The institute feels far away from those fights. While Voevodsky types proofs into a computer in one room on campus, in another Patrick Geary, a medieval historian on the faculty, is using ancient DNA extracted from the teeth in skeletons lying in cemeteries in Italy and Hungary to map the migration of European peoples. Archaeology, the traditional tool for this, he says, is imprecise. "If someone tried to figure out who was at the institute in 1,000 years based on our cars, they might assume we were mostly German and Japanese." It's a long and expensive project that would have been difficult at a university. If it works--and there is no guarantee it will--Geary could find that ancestry across European countries is more similar than we realize, which has implications in Europe's pretty nasty contemporary debate about nationalism.

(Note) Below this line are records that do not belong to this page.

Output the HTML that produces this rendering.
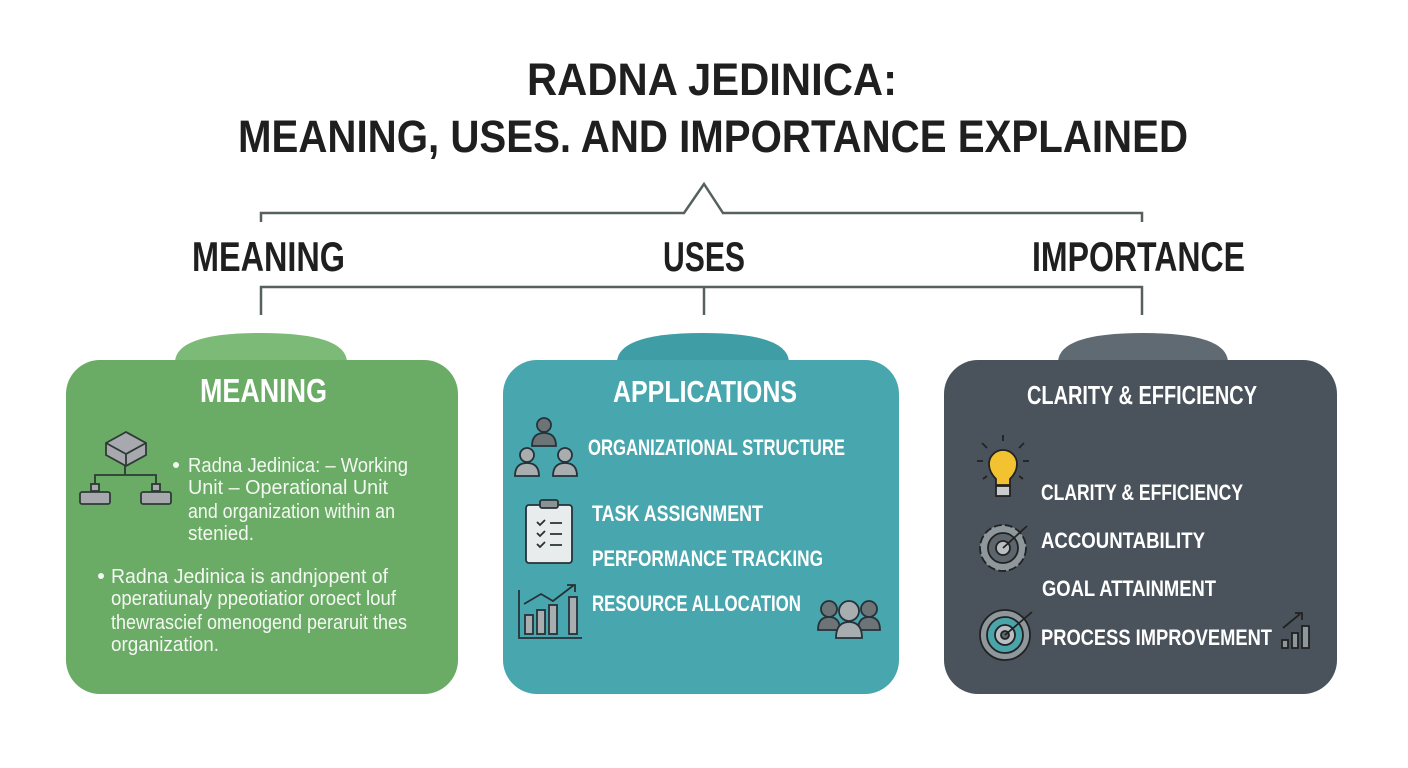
<!DOCTYPE html>
<html><head><meta charset="utf-8"><style>
html,body{margin:0;padding:0;background:#fff;width:1408px;height:768px;overflow:hidden}
svg{display:block}
text{font-family:"Liberation Sans",sans-serif}
.b{font-weight:bold}
</style></head><body>
<svg width="1408" height="768" viewBox="0 0 1408 768" xmlns="http://www.w3.org/2000/svg">
<rect width="1408" height="768" fill="#fff"/>
<g fill="#1f1f1f" class="b">
<text x="527" y="95" font-size="45" font-weight="bold" textLength="370" lengthAdjust="spacingAndGlyphs">RADNA JEDINICA:</text>
<text x="238" y="152" font-size="45" font-weight="bold" textLength="950" lengthAdjust="spacingAndGlyphs">MEANING, USES. AND IMPORTANCE EXPLAINED</text>
<text x="192" y="271" font-size="42" font-weight="bold" textLength="153" lengthAdjust="spacingAndGlyphs">MEANING</text>
<text x="663" y="271" font-size="42" font-weight="bold" textLength="82" lengthAdjust="spacingAndGlyphs">USES</text>
<text x="1032" y="271" font-size="42" font-weight="bold" textLength="213" lengthAdjust="spacingAndGlyphs">IMPORTANCE</text>
</g>
<g stroke="#56605f" stroke-width="2.5" fill="none">
<path d="M261 222 V213 H684 L704 184 L723 213 H1142 V222"/>
<path d="M261 315 V287 H1142 V315 M704 287 V315"/>
</g>
<!-- boxes -->
<path d="M175 362 Q176 333 261 333 Q346 333 347 362 Z" fill="#7cba77"/>
<rect x="66" y="360" width="392" height="334" rx="34" fill="#6aab66"/>
<path d="M617 362 Q618 333 703 333 Q788 333 789 362 Z" fill="#3f9ea5"/>
<rect x="503" y="360" width="396" height="334" rx="34" fill="#48a6ae"/>
<path d="M1058 362 Q1059 333 1143 333 Q1227 333 1228 362 Z" fill="#5f6a72"/>
<rect x="944" y="360" width="393" height="334" rx="34" fill="#4a535b"/>
<g fill="#fff">
<text x="200" y="402" font-size="33" font-weight="bold" textLength="127" lengthAdjust="spacingAndGlyphs">MEANING</text>
<text x="613" y="402" font-size="31" font-weight="bold" textLength="184" lengthAdjust="spacingAndGlyphs">APPLICATIONS</text>
<text x="1027" y="404" font-size="26" font-weight="bold" textLength="230" lengthAdjust="spacingAndGlyphs">CLARITY &amp; EFFICIENCY</text>
</g>
<g fill="#f4f8f2" font-size="20">
<circle cx="176" cy="465" r="3"/>
<text x="188" y="472" textLength="220" lengthAdjust="spacingAndGlyphs">Radna Jedinica: – Working</text>
<text x="188" y="494" textLength="200" lengthAdjust="spacingAndGlyphs">Unit – Operational Unit</text>
<text x="188" y="518" textLength="207" lengthAdjust="spacingAndGlyphs">and organization within an</text>
<text x="188" y="540" textLength="66" lengthAdjust="spacingAndGlyphs">stenied.</text>
<circle cx="101" cy="576" r="3"/>
<text x="111" y="583" textLength="277" lengthAdjust="spacingAndGlyphs">Radna Jedinica is andnjopent of</text>
<text x="111" y="605" textLength="285" lengthAdjust="spacingAndGlyphs">operatiunaly ppeotiatior oroect louf</text>
<text x="111" y="629" textLength="296" lengthAdjust="spacingAndGlyphs">thewrascief omenogend peraruit thes</text>
<text x="111" y="651" textLength="108" lengthAdjust="spacingAndGlyphs">organization.</text>
</g>
<g fill="#fff" font-weight="bold" font-size="22">
<text x="588" y="455" textLength="257" lengthAdjust="spacingAndGlyphs">ORGANIZATIONAL STRUCTURE</text>
<text x="592" y="521" textLength="171" lengthAdjust="spacingAndGlyphs">TASK ASSIGNMENT</text>
<text x="592" y="566" textLength="231" lengthAdjust="spacingAndGlyphs">PERFORMANCE TRACKING</text>
<text x="592" y="611" textLength="209" lengthAdjust="spacingAndGlyphs">RESOURCE ALLOCATION</text>
<text x="1041" y="500" textLength="202" lengthAdjust="spacingAndGlyphs">CLARITY &amp; EFFICIENCY</text>
<text x="1041" y="548" textLength="164" lengthAdjust="spacingAndGlyphs">ACCOUNTABILITY</text>
<text x="1042" y="596" textLength="174" lengthAdjust="spacingAndGlyphs">GOAL ATTAINMENT</text>
<text x="1041" y="645" textLength="231" lengthAdjust="spacingAndGlyphs">PROCESS IMPROVEMENT</text>
</g>
<!-- icons green -->
<g stroke="#2e3a36" stroke-width="1.8" fill="#a7a9ae">
<path d="M106 443 L126 432 L146 443 L146 455 L126 466 L106 455 Z"/>
<path d="M106 443 L126 454 L146 443 M126 454 V466" fill="none"/>
<path d="M125 466 V475 M95 488 V475 H156 V488" fill="none"/>
<rect x="91" y="484" width="8" height="7"/><rect x="152" y="484" width="8" height="7"/>
<rect x="80" y="492" width="30" height="12" rx="2"/><rect x="141" y="492" width="30" height="12" rx="2"/>
</g>
<!-- teal icons -->
<g stroke="#263238" stroke-width="1.8" fill="#6d7477">
<circle cx="544" cy="425" r="7"/><path d="M532 446 Q532 433 544 433 Q556 433 556 446 Z"/>
</g>
<g stroke="#263238" stroke-width="1.8" fill="#a8adb0">
<circle cx="527" cy="455" r="7"/><path d="M515 476 Q515 463 527 463 Q539 463 539 476 Z"/>
<circle cx="565" cy="455" r="7"/><path d="M553 476 Q553 463 565 463 Q577 463 577 476 Z"/>
<rect x="526" y="505" width="46" height="58" rx="3" fill="#e9ecec"/>
<rect x="540" y="500" width="18" height="8" rx="2" fill="#8a9294"/>
<path d="M537 522 l3 3 l5 -5 M550 523 H562 M537 533 l3 3 l5 -5 M550 534 H562 M537 544 l3 3 l5 -5 M550 545 H562" fill="none"/>
<path d="M519 590 V638 H582" fill="none"/>
<rect x="525" y="615" width="8" height="19"/><rect x="537" y="610" width="8" height="24"/><rect x="549" y="605" width="8" height="29"/><rect x="569" y="597" width="8" height="37"/>
<path d="M524 604 L541 594 L553 601 L574 585 M567 585 H575 V592" fill="none"/>
<circle cx="829" cy="609" r="8" fill="#6d7477"/><circle cx="869" cy="609" r="8" fill="#6d7477"/>
<path d="M818 630 Q818 617 829 617 Q840 617 840 630 Z M858 630 Q858 617 869 617 Q880 617 880 630 Z" fill="#6d7477"/>
<circle cx="849" cy="611" r="10"/><path d="M836 638 Q836 622 849 622 Q862 622 862 638 Z"/>
</g>
<!-- dark icons -->
<g stroke="#222" stroke-width="1.8">
<path d="M1003 464 m-14 0 a14 14 0 1 1 28 0 q0 8 -7 15 v6 h-14 v-6 q-7 -7 -7 -15 Z" fill="#f2c230"/>
<rect x="996" y="486" width="14" height="10" fill="#c9cbcd"/>
<path d="M1003 441 v-6 M987 448 l-5 -5 M1019 448 l5 -5 M983 461 h-6 M1023 461 h6 M987 476 l-4 3 M1019 476 l4 3" fill="none"/>
<circle cx="1003" cy="548" r="23" fill="#8d979c" stroke-dasharray="8 3"/>
<circle cx="1003" cy="548" r="15" fill="#5c666c"/><circle cx="1003" cy="548" r="7" fill="#b8bec1"/>
<path d="M1003 548 L1027 526" fill="none"/>
<circle cx="1005" cy="635" r="25" fill="#8d979c"/><circle cx="1005" cy="635" r="18" fill="#4aa5ab"/>
<circle cx="1005" cy="635" r="10" fill="#b8bec1"/><circle cx="1005" cy="635" r="4" fill="#5c666c"/>
<path d="M1005 635 L1032 612" fill="none"/>
<rect x="1282" y="640" width="6" height="8" fill="#8d979c"/><rect x="1292" y="633" width="6" height="15" fill="#8d979c"/><rect x="1302" y="626" width="7" height="22" fill="#8d979c"/>
<path d="M1283 628 L1300 614 M1295 613 H1302 V620" fill="none"/>
</g>
</svg>
</body></html>
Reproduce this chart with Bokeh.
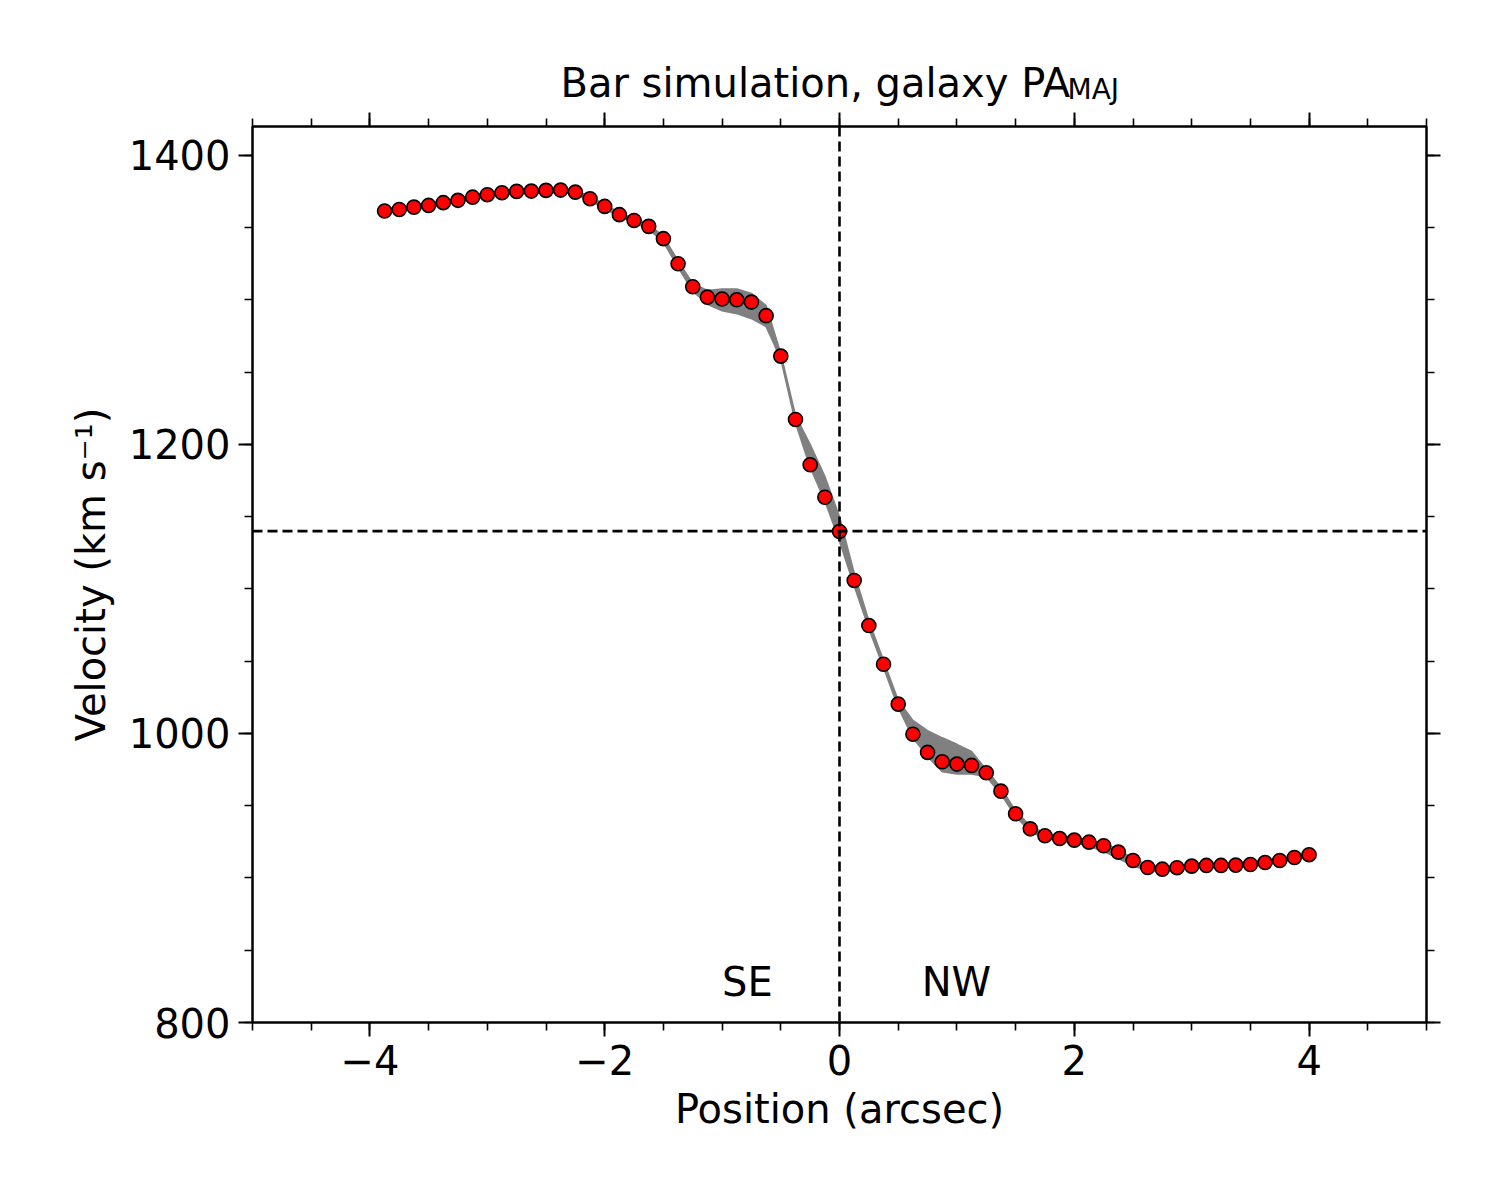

On a recent Friday morning at the institute, at the astrophysics department's morning coffee, everyone was having fun. A dozen physicists, dressed in hoodies or khakis and button-downs--most looking well under 40 and all but one male--were sitting around a conference table in front of a blackboard. James Lloyd, an astronomer from Cornell, had come to talk about his work developing small satellites. After he presented the meat of his project, the scientists lured him into more far-fetched discussions. "If I take my iPhone into a space station, can I connect to Verizon?" asked a young aptly named Indian-American scientist, Aristotle Socrates, as everyone laughed. "We could create a global, intergalactic network of iPhones," he said. Later Socrates explained that it was an inside joke, a reference to a time when Boaz Katz, an Israeli astrophysicist, proposed launching millions of iPhones into the galaxy as a way of communicating with other solar systems. When I asked Katz whether they had been joking or serious, he said it was a little bit of both. With astrophysics, he explained, you need a "speculative meter" to indicate what is "rigorous and what is still fantasy."